Be compassionate to yourself. It’s hard to hear something critical about yourself, but recognize that it’s a normal part of the human experience. “You can’t get the validation you need from other people, all of the time. You have to give it to yourself,” says Neff. “When someone makes a negative comment about you, self-compassion allows you to soothe and comfort yourself.”
Give yourself a hand—literally. When you’re feeling angry or anxious (after reading a brusque e-mail from your boss, for instance), “put your hand over your heart or give yourself a little squeeze,” advises Neff. Research suggests that soothing yourself through kind words or gentle touches might lower levels of the stress hormone cortisol and boost the hormone oxytocin, which makes you feel relaxed and calm, says Neff. And you’re less likely to lash out in response.

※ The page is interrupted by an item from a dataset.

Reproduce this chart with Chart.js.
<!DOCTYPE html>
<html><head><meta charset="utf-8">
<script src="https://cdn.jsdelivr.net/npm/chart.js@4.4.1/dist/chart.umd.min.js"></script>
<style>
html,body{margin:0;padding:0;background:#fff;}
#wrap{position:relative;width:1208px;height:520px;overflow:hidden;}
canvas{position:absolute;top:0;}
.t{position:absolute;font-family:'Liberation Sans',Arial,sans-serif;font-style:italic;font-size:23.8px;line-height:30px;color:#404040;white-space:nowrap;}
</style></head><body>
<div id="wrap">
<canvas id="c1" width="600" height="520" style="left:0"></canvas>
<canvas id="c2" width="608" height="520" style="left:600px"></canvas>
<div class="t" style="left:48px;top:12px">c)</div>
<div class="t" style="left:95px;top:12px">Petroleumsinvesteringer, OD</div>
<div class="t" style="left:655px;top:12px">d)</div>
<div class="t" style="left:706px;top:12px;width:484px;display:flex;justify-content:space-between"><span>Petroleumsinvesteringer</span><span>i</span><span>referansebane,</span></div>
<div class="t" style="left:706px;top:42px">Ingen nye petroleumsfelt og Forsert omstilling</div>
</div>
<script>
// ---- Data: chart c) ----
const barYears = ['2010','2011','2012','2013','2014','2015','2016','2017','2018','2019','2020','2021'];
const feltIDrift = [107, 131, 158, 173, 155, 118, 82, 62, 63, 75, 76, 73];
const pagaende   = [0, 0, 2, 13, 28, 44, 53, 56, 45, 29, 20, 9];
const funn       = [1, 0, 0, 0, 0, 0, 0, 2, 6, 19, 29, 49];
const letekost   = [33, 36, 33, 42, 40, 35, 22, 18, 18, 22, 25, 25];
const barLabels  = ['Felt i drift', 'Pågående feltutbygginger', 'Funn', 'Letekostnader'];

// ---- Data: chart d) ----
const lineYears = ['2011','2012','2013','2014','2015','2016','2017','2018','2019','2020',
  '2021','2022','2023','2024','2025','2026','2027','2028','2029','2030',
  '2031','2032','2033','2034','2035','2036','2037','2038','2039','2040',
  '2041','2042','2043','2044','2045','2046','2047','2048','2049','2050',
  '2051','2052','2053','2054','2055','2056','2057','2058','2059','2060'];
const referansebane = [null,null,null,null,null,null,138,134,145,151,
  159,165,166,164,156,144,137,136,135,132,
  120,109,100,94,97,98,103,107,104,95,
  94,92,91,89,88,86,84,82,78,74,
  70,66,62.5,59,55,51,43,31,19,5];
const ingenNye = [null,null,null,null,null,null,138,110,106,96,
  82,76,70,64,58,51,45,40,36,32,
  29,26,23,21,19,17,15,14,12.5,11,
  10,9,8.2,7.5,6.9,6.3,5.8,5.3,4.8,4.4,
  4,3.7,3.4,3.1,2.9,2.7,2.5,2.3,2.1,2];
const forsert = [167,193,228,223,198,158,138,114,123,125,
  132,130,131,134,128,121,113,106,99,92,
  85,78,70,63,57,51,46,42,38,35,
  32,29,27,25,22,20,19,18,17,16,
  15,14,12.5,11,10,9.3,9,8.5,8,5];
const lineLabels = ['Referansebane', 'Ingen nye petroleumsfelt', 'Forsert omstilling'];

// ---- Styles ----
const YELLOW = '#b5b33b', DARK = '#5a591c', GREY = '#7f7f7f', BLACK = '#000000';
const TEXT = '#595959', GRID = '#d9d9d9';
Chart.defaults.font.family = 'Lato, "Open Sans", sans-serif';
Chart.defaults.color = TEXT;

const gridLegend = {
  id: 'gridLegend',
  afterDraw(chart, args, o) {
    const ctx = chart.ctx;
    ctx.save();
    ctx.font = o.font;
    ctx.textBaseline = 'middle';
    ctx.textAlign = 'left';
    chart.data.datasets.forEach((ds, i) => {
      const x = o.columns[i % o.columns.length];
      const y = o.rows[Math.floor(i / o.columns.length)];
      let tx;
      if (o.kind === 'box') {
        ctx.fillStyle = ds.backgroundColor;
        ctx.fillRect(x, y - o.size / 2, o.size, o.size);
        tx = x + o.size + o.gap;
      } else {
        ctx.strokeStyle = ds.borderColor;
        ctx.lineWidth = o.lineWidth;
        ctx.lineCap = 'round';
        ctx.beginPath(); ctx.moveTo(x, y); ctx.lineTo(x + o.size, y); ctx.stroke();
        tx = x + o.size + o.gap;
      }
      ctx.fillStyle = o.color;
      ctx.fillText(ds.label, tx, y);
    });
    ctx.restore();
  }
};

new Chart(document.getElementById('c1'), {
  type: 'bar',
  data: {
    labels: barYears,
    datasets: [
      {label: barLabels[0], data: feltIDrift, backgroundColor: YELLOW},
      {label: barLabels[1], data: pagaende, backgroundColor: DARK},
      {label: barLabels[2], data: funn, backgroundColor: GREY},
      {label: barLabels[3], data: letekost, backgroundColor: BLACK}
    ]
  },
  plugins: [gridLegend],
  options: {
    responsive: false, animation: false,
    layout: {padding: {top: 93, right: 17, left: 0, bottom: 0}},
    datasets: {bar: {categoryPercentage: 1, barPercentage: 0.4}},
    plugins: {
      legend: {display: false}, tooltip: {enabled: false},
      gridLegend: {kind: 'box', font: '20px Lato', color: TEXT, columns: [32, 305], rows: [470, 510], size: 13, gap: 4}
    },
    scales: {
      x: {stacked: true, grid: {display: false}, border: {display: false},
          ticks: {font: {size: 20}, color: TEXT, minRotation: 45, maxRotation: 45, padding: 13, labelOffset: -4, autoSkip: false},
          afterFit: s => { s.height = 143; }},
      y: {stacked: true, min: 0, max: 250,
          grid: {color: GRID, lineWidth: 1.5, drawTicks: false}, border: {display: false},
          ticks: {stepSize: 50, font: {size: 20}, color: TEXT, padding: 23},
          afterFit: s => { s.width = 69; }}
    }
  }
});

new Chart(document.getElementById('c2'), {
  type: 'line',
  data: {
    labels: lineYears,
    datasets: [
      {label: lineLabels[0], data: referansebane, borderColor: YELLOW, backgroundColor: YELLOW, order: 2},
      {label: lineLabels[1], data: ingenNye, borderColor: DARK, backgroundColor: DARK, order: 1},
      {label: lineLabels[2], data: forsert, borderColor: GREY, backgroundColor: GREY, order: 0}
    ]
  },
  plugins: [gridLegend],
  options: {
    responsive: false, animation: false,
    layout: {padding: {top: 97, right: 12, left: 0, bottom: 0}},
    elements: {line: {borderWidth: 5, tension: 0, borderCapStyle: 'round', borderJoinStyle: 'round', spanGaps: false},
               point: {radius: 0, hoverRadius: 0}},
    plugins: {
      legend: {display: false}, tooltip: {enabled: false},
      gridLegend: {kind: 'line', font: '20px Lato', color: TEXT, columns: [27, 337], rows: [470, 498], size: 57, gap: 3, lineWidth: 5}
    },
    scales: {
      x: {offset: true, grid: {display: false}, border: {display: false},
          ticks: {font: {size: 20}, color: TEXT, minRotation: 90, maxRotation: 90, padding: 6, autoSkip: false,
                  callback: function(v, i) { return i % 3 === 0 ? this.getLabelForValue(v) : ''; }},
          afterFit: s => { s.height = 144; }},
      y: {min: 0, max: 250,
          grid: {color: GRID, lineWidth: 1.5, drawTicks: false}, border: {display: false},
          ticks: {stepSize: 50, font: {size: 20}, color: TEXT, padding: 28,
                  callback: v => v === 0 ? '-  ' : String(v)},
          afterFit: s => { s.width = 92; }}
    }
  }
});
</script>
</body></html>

Check in. Hanson recommends making sure you understand where the other person is coming from. Try starting your comments or e-mails with sentences such as “Sounds like you’re feeling ___ , is that right?” Or “I’m not sure, but I get the sense that ___.” Or “It seems like what bothered you was ___.” Learning what the other person is actually thinking or feeling will help avoid a lot of misguided, angry communication.
Walk a virtual mile in their shoes. “One thing I do personally, which really slows me down,” says Hanson, “is to try and feel how the other person is suffering. I do it out of self-interest, because when I experience their suffering, it takes away the sting of what they did to me.” So if you’re in a heated debate online, remember that everyone in that “conversation” is bringing his or her own insecurities and anxieties to the conversation. Generally, the emotions you feel they are directing at you are actually much more about what’s going on inside them.